Stuck 3 hours away from home with no car at an away show. Ankle and foot swollen and going black. One thing for it, Sunday, pain killer up, do dressage, come 3rd and 4th.

Write H&H report, poster says "looks broken" ignore poster. Two weeks later, still hobbling so husband drives to a&e. Leg is broken.

Both legs, 9 weeks apart.
Husband sells jumping saddle and shouts a lot.
 
Many years ago I bent down behind a known kicker on the yard, cue a double barrelled kick in the shoulder and head straight into a very fresh, very wet muckheap - had to be hosed down on the yard before they would let me into the ambulance. Fractured skull and shoulder.
Lessons learned - always wear a hat, never bend down behind a known kicker, always carry a spare set of clothes
 
Getting the latest dog!! I have a catalogue of injuries caused by 15kg worth of geriatric springer spaniel lol.

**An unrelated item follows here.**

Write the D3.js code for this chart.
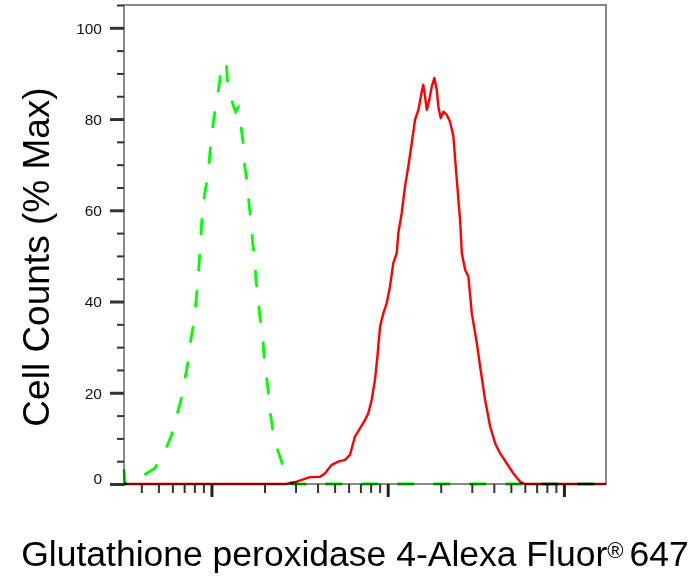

She has broken my ribs - twice!! Given me tennis elbow from constant pulling on lead and I'm currently sporting a torn thigh muscle from falling over AGAIN while being dragged round the woods - let her off the lead and she's in another county.
 
Not horse related but one of the most painful things I've done (and one that caused much hilarity!) - I used to work in catering and went to pick up two tins of baked beans, catering size. They sliped sideways and trapped my left nipple between the edges. It hurt. Everyone laughed uproariously, but when I looked I had actually split it......OUCH!
 
Not horsey. Decided to jump from bollard to bollard whilst waiting for the school bus because my friends were doing it and it looked cool. Sadly I forgot I have the athletic ability of a house brick, head met concrete and I end up in a&e having stitches. They initially took me to the school nurse's room, she insisted on giving me sweet tea which I later threw up over a doctor. When they wanted to phone my mum I piped up that it was no use as she'd be in the pub (always met my grandad for lunch on a Thursday), she has never quite forgiven me.

Horsey. Locked my two friends in a stable which meant that when the neighbouring horse bit my knuckle down to the bone I had to rely on myself for rescue. I never did get it looked at and still have the scar 25 years later.